Popstars: Singer gives panel the chills during Christchurch auditions

A performance from a young country singer sent "shivers" down the spine of a Popstars judge.

On Wednesday the Popstars panel headed to Christchurch, where hopefuls auditioned for a chance at moving on to the next round and staying in the running to win $100,000.

Jaydin Shingleton from Westport immediately charmed the panel, leaving them all singing his praises when he wrapped up his performance of his original song Damn Love. He wrote the song about a pattern of bad relationships he experienced.

Jaydin Shingleton impressed the judges with his performance. Photo: TVNZ
Jaydin Shingleton impressed the judges with his performance. Photo: TVNZ

Shingleton, who has a keen singer since he was 4, works at a movie theatre and admitted he was nervous before he began his performance.
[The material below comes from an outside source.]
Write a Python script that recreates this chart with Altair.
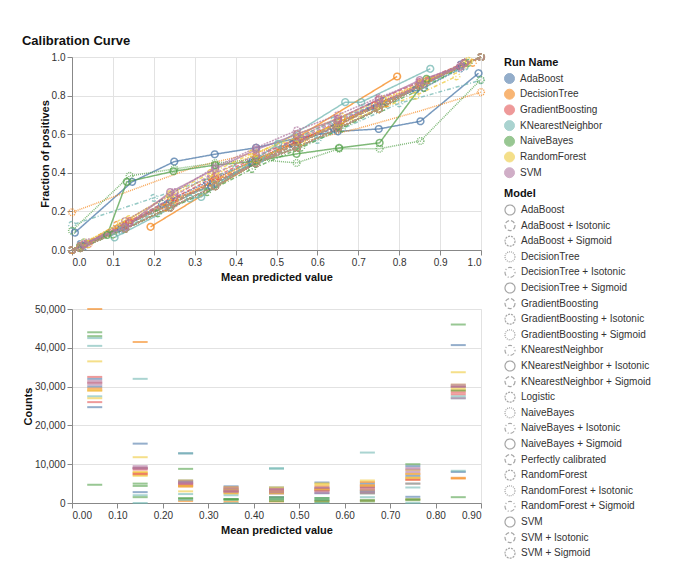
import altair as alt
import pandas as pd

RUNS = ["AdaBoost", "DecisionTree", "GradientBoosting", "KNearestNeighbor",
        "NaiveBayes", "RandomForest", "SVM"]
RUN_COLORS = ["#4c78a8", "#f58518", "#e45756", "#72b7b2", "#54a24b", "#eeca3b", "#b279a2"]

MODELS = ["AdaBoost", "AdaBoost + Isotonic", "AdaBoost + Sigmoid",
          "DecisionTree", "DecisionTree + Isotonic", "DecisionTree + Sigmoid",
          "GradientBoosting", "GradientBoosting + Isotonic", "GradientBoosting + Sigmoid",
          "KNearestNeighbor", "KNearestNeighbor + Isotonic", "KNearestNeighbor + Sigmoid",
          "Logistic", "NaiveBayes", "NaiveBayes + Isotonic", "NaiveBayes + Sigmoid",
          "Perfectly calibrated", "RandomForest", "RandomForest + Isotonic",
          "RandomForest + Sigmoid", "SVM", "SVM + Isotonic", "SVM + Sigmoid"]
DASH_PATTERNS = [[1, 0], [4, 2], [2, 1], [1, 1], [1, 2, 4, 2]]

X_TICKS_TOP = [0.0, 0.1, 0.2, 0.3, 0.4, 0.5, 0.6, 0.7, 0.8, 0.9, 1.0]
Y_TICKS_TOP = [0.0, 0.2, 0.4, 0.6, 0.8, 1.0]
X_TICKS_BOTTOM = [0.0, 0.1, 0.2, 0.3, 0.4, 0.5, 0.6, 0.7, 0.8, 0.9]
Y_TICKS_BOTTOM = [0, 10000, 20000, 30000, 40000, 50000]

PERFECT = ([0.0, 1.0], [0.0, 1.0])
LOGISTIC = ([0.02, 0.13, 0.24, 0.35, 0.45, 0.55, 0.65, 0.75, 0.85, 0.96],
            [0.01, 0.11, 0.22, 0.33, 0.45, 0.53, 0.63, 0.73, 0.85, 0.97])

ADABOOST = {
    "AdaBoost": ([0.007, 0.147, 0.25, 0.349, 0.45, 0.55, 0.65, 0.75, 0.852, 0.994],
                 [0.09, 0.353, 0.458, 0.496, 0.53, 0.58, 0.615, 0.627, 0.667, 0.916]),
    "AdaBoost + Isotonic": ([0.02, 0.13, 0.24, 0.34, 0.44, 0.54, 0.64, 0.73, 0.84, 0.95],
                            [0.03, 0.12, 0.26, 0.33, 0.45, 0.55, 0.63, 0.74, 0.83, 0.96]),
    "AdaBoost + Sigmoid": ([0.03, 0.12, 0.22, 0.33, 0.44, 0.55, 0.65, 0.76, 0.86, 0.95],
                           [0.02, 0.11, 0.24, 0.35, 0.46, 0.56, 0.66, 0.77, 0.84, 0.94]),
}
DECISIONTREE = {
    "DecisionTree": ([0.0, 0.12, 0.3, 0.5, 0.7, 0.85, 1.0],
                     [0.195, 0.29, 0.43, 0.53, 0.63, 0.72, 0.818]),
    "DecisionTree + Isotonic": ([0.0, 0.11, 0.23, 0.34, 0.45, 0.55, 0.66, 0.77, 0.87, 0.98],
                                [0.0, 0.13, 0.22, 0.35, 0.47, 0.56, 0.67, 0.76, 0.88, 0.97]),
    "DecisionTree + Sigmoid": ([0.192, 0.795], [0.12, 0.899]),
}
GRADIENTBOOSTING = {
    "GradientBoosting": ([0.02, 0.14, 0.25, 0.35, 0.45, 0.55, 0.65, 0.75, 0.85, 0.96],
                         [0.02, 0.15, 0.27, 0.38, 0.48, 0.58, 0.68, 0.78, 0.87, 0.97]),
    "GradientBoosting + Isotonic": ([0.03, 0.13, 0.24, 0.35, 0.45, 0.55, 0.65, 0.74, 0.85, 0.96],
                                    [0.03, 0.13, 0.25, 0.36, 0.45, 0.56, 0.66, 0.75, 0.86, 0.97]),
    "GradientBoosting + Sigmoid": ([0.04, 0.14, 0.25, 0.35, 0.45, 0.55, 0.65, 0.75, 0.85, 0.95],
                                   [0.03, 0.14, 0.24, 0.37, 0.47, 0.57, 0.64, 0.76, 0.85, 0.95]),
}
KNEARESTNEIGHBOR = {
    "KNearestNeighbor": ([0.0, 0.2, 0.4, 0.6, 0.8, 1.0],
                         [0.13, 0.27, 0.42, 0.57, 0.76, 0.88]),
    "KNearestNeighbor + Isotonic": ([0.104, 0.288, 0.316, 0.504, 0.668, 0.707, 0.876],
                                    [0.065, 0.267, 0.275, 0.55, 0.766, 0.766, 0.939]),
    "KNearestNeighbor + Sigmoid": ([0.03, 0.12, 0.24, 0.35, 0.46, 0.55, 0.64, 0.75, 0.86, 0.96],
                                   [0.04, 0.1, 0.24, 0.34, 0.47, 0.58, 0.67, 0.76, 0.85, 0.95]),
}
NAIVEBAYES = {
    "NaiveBayes": ([0.0, 0.141, 0.25, 0.35, 0.45, 0.549, 0.653, 0.752, 0.852, 0.999],
                   [0.1, 0.384, 0.42, 0.45, 0.47, 0.451, 0.525, 0.525, 0.565, 0.882]),
    "NaiveBayes + Isotonic": ([0.02, 0.1, 0.21, 0.33, 0.44, 0.56, 0.66, 0.76, 0.86, 0.97],
                              [0.01, 0.08, 0.19, 0.3, 0.42, 0.53, 0.63, 0.74, 0.84, 0.97]),
    "NaiveBayes + Sigmoid": ([0.02, 0.086, 0.134, 0.248, 0.35, 0.45, 0.549, 0.653, 0.752, 0.867],
                             [0.02, 0.078, 0.353, 0.408, 0.44, 0.46, 0.498, 0.529, 0.555, 0.887]),
}
RANDOMFOREST = {
    "RandomForest": ([0.02, 0.12, 0.24, 0.35, 0.45, 0.55, 0.66, 0.76, 0.86, 0.97],
                     [0.02, 0.14, 0.28, 0.39, 0.5, 0.6, 0.69, 0.78, 0.87, 0.98]),
    "RandomForest + Isotonic": ([0.03, 0.13, 0.25, 0.35, 0.45, 0.56, 0.65, 0.75, 0.85, 0.96],
                                [0.04, 0.15, 0.26, 0.36, 0.47, 0.56, 0.66, 0.75, 0.86, 0.96]),
    "RandomForest + Sigmoid": ([0.04, 0.14, 0.24, 0.34, 0.44, 0.55, 0.65, 0.75, 0.84, 0.94],
                               [0.03, 0.16, 0.29, 0.4, 0.5, 0.58, 0.65, 0.73, 0.8, 0.9]),
}
SVM = {
    "SVM": ([0.03, 0.13, 0.24, 0.35, 0.45, 0.55, 0.65, 0.75, 0.85, 0.95],
            [0.03, 0.12, 0.3, 0.42, 0.52, 0.6, 0.68, 0.78, 0.88, 0.95]),
    "SVM + Isotonic": ([0.02, 0.14, 0.25, 0.34, 0.45, 0.56, 0.65, 0.75, 0.86, 0.96],
                       [0.02, 0.14, 0.28, 0.39, 0.49, 0.58, 0.67, 0.76, 0.86, 0.97]),
    "SVM + Sigmoid": ([0.04, 0.13, 0.25, 0.35, 0.45, 0.55, 0.65, 0.75, 0.85, 0.95],
                      [0.04, 0.15, 0.3, 0.43, 0.53, 0.62, 0.7, 0.79, 0.87, 0.96]),
}
ENDPOINT_MARKERS_ONLY = ["DecisionTree"]

COUNT_BINS = [0.05, 0.15, 0.25, 0.35, 0.45, 0.55, 0.65, 0.75, 0.85]
COUNTS = {
    ("AdaBoost", "AdaBoost"): [24700, 15300, 12800, 4300, 4000, 5300, 5000, 9500, 8000],
    ("AdaBoost", "AdaBoost + Isotonic"): [30000, 2800, 5800, 3500, 2500, 3800, 4000, 7000, 40700],
    ("AdaBoost", "AdaBoost + Sigmoid"): [32000, 9000, 5400, 3000, 1500, 2500, 3000, 1600, 30000],
    ("DecisionTree", "DecisionTree"): [50000, 41500, 500, 300, 400, 500, 600, 900, 6300],
    ("DecisionTree", "DecisionTree + Isotonic"): [29500, 7800, 4500, 3000, 3000, 3200, 4500, 6500, 29000],
    ("DecisionTree", "DecisionTree + Sigmoid"): [29000, 7300, 4200, 2500, 3500, 4300, 5400, 6000, 6500],
    ("GradientBoosting", "GradientBoosting"): [31000, 8600, 5000, 3500, 3000, 3800, 4000, 6000, 30000],
    ("GradientBoosting", "GradientBoosting + Isotonic"): [26000, 9000, 4500, 3000, 2500, 3200, 3500, 5000, 28500],
    ("GradientBoosting", "GradientBoosting + Sigmoid"): [32500, 7500, 5000, 4000, 3500, 3500, 4500, 7500, 28000],
    ("KNearestNeighbor", "KNearestNeighbor"): [42500, 0, 12800, 0, 8800, 0, 13000, 0, 8300],
    ("KNearestNeighbor", "KNearestNeighbor + Isotonic"): [40500, 2000, 2300, 1000, 9000, 800, 3000, 4000, 27500],
    ("KNearestNeighbor", "KNearestNeighbor + Sigmoid"): [27500, 32000, 800, 2000, 1000, 1300, 1500, 5000, 27000],
    ("NaiveBayes", "NaiveBayes"): [44000, 5000, 8800, 1000, 1000, 800, 800, 1000, 46000],
    ("NaiveBayes", "NaiveBayes + Isotonic"): [43000, 4400, 1200, 800, 1500, 1300, 2500, 10000, 29000],
    ("NaiveBayes", "NaiveBayes + Sigmoid"): [4700, 1500, 1200, 1000, 500, 300, 400, 700, 1500],
    ("RandomForest", "RandomForest"): [36500, 11800, 3000, 4000, 4000, 5000, 5800, 8500, 33700],
    ("RandomForest", "RandomForest + Isotonic"): [27000, 8000, 5800, 3500, 3000, 4800, 4500, 7500, 29500],
    ("RandomForest", "RandomForest + Sigmoid"): [29000, 7000, 4400, 2500, 2500, 3500, 3300, 6500, 30500],
    ("SVM", "SVM"): [31500, 9500, 5600, 3200, 3300, 3000, 2800, 8000, 30500],
    ("SVM", "SVM + Isotonic"): [30500, 9100, 5200, 2800, 2800, 2600, 2500, 9000, 30000],
    ("SVM", "SVM + Sigmoid"): [31000, 8800, 5000, 3800, 3600, 4000, 3300, 8600, 27000],
}

# ---- build tables ----
RUN_CURVES = {"AdaBoost": ADABOOST, "DecisionTree": DECISIONTREE,
              "GradientBoosting": GRADIENTBOOSTING, "KNearestNeighbor": KNEARESTNEIGHBOR,
              "NaiveBayes": NAIVEBAYES, "RandomForest": RANDOMFOREST, "SVM": SVM}
rows = []
for run in RUNS:
    curves = {"Perfectly calibrated": PERFECT, "Logistic": LOGISTIC}
    curves.update(RUN_CURVES[run])
    for model, (xs, ys) in curves.items():
        n = len(xs)
        for i, (xv, yv) in enumerate(zip(xs, ys)):
            marker = True
            if model in ENDPOINT_MARKERS_ONLY and 0 < i < n - 1:
                marker = False
            rows.append({"run": run, "model": model, "x": xv, "y": yv,
                         "order": i, "marker": marker})
curve_df = pd.DataFrame(rows)

crows = []
for (run, model), vals in COUNTS.items():
    for b, c in zip(COUNT_BINS, vals):
        crows.append({"run": run, "model": model, "bin": b, "count": c})
count_df = pd.DataFrame(crows)

dash_range = [DASH_PATTERNS[i % len(DASH_PATTERNS)] for i in range(len(MODELS))]

color_enc = alt.Color(
    "run:N", scale=alt.Scale(domain=RUNS, range=RUN_COLORS),
    legend=alt.Legend(title="Run Name", symbolType="circle", symbolSize=100,
                      symbolOpacity=0.6, symbolStrokeWidth=1, rowPadding=0.7),
)
dash_enc = alt.StrokeDash(
    "model:N", scale=alt.Scale(domain=MODELS, range=dash_range),
    legend=alt.Legend(title="Model", symbolType="circle", symbolSize=100,
                      symbolStrokeColor="#888888", symbolFillColor="transparent",
                      symbolStrokeWidth=1.2, rowPadding=-0.4),
)

x_top = alt.X("x:Q", scale=alt.Scale(domain=[0, 1], nice=False),
              axis=alt.Axis(title="Mean predicted value", values=X_TICKS_TOP, format=".1f"))
y_top = alt.Y("y:Q", scale=alt.Scale(domain=[0, 1], nice=False),
              axis=alt.Axis(title="Fraction of positives", values=Y_TICKS_TOP, format=".1f",
                            titlePadding=1))

base = alt.Chart(curve_df)
lines = base.mark_line(strokeWidth=1.5, opacity=0.75).encode(
    x=x_top, y=y_top, color=color_enc, strokeDash=dash_enc, order="order:Q")
points = base.transform_filter("datum.marker").mark_point(
    filled=False, size=45, strokeWidth=1.5, opacity=0.75).encode(
    x=x_top, y=y_top, color=color_enc, strokeDash=dash_enc)
top = alt.layer(lines, points).properties(width=409, height=193)

bottom = alt.Chart(count_df).mark_tick(orient="horizontal", size=15, thickness=2, opacity=0.6).encode(
    x=alt.X("bin:Q", scale=alt.Scale(domain=[0, 0.9], nice=False),
            axis=alt.Axis(title="Mean predicted value", values=X_TICKS_BOTTOM, format=".2f", grid=False)),
    y=alt.Y("count:Q", scale=alt.Scale(domain=[0, 50000], nice=False),
            axis=alt.Axis(title="Counts", format=",d", values=Y_TICKS_BOTTOM, titlePadding=1)),
    color=color_enc,
).properties(width=409, height=194)

chart = alt.vconcat(top, bottom, spacing=20).resolve_scale(color="shared").properties(
    title=alt.Title("Calibration Curve", anchor="start", fontSize=13, fontWeight="bold",
                    font="Liberation Sans", color="#111", offset=2),
    padding={"left": 13, "top": 27, "right": 5, "bottom": 5},
).configure(font="Liberation Sans").configure_axis(
    labelFontSize=10, titleFontSize=11, titleFontWeight="bold", labelColor="#333",
    titleColor="#111", gridColor="#e2e2e2", domainColor="#888", tickColor="#888",
).configure_legend(
    labelFontSize=10, titleFontSize=11, labelColor="#333", titleColor="#111",
    offset=16, labelOffset=5,
).configure_view(stroke="#e2e2e2")

chart.save("out.html", embed_options={"renderer": "svg", "actions": False})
"There are some talented people here but I'm going to give it a shot."

And judge Nathan King was more than thrilled that he took his shot, called his performance "compelling".

"The hairs on the back of my neck stood up," he told Singleton,

Vince Harder was equally moved by the 21-year-old's talent.

"There was a moment there where I got you know, a shiver down my spine," he said. "There's something beautiful about you bro."

All three judges gave him almost instantaneous yesses, sending him straight to the callback round.

Elsewhere in the Christchurch auditions, there was a varied group of talent from all over the South Island.

Brad Staley from Lake Tekapo delivered easily the strangest lines of the evening, admitting he was "more nervous than a cat in a room full of rocking chairs".

Thankfully, he overcame his nerves and delivered his original song called Diesel, showing off his rural-influenced sound. King and Harder were impressed with his voice and gave him a yes, but Kimbra said it was a "maybe" for her.

Amber Carly Williams hit all the right notes. Photo: TVNZ
Amber Carly Williams hit all the right notes. Photo: TVNZ
And it was the last performance of the show that signalled serious star power. Nineteen-year-old Amber Carly Williams from Christchurch's mother died when she was just 7, and she started learning the guitar in her honour.

"I really enjoyed your voice, plus I've never heard anyone in this competition [so far] go up that high," Harder said, praising Williams' vocals.

"I really love your tone, and I would love to keep working with you and developing what you have because it [your voice] feels original," Kimbra said.

Reiterating the praise from fellow panellists, King added that he "loved" her performance.

With a callback card in her hands, she was sent straight to the next round. And as the talented teen left the stage, King told Kimbra "she's got something."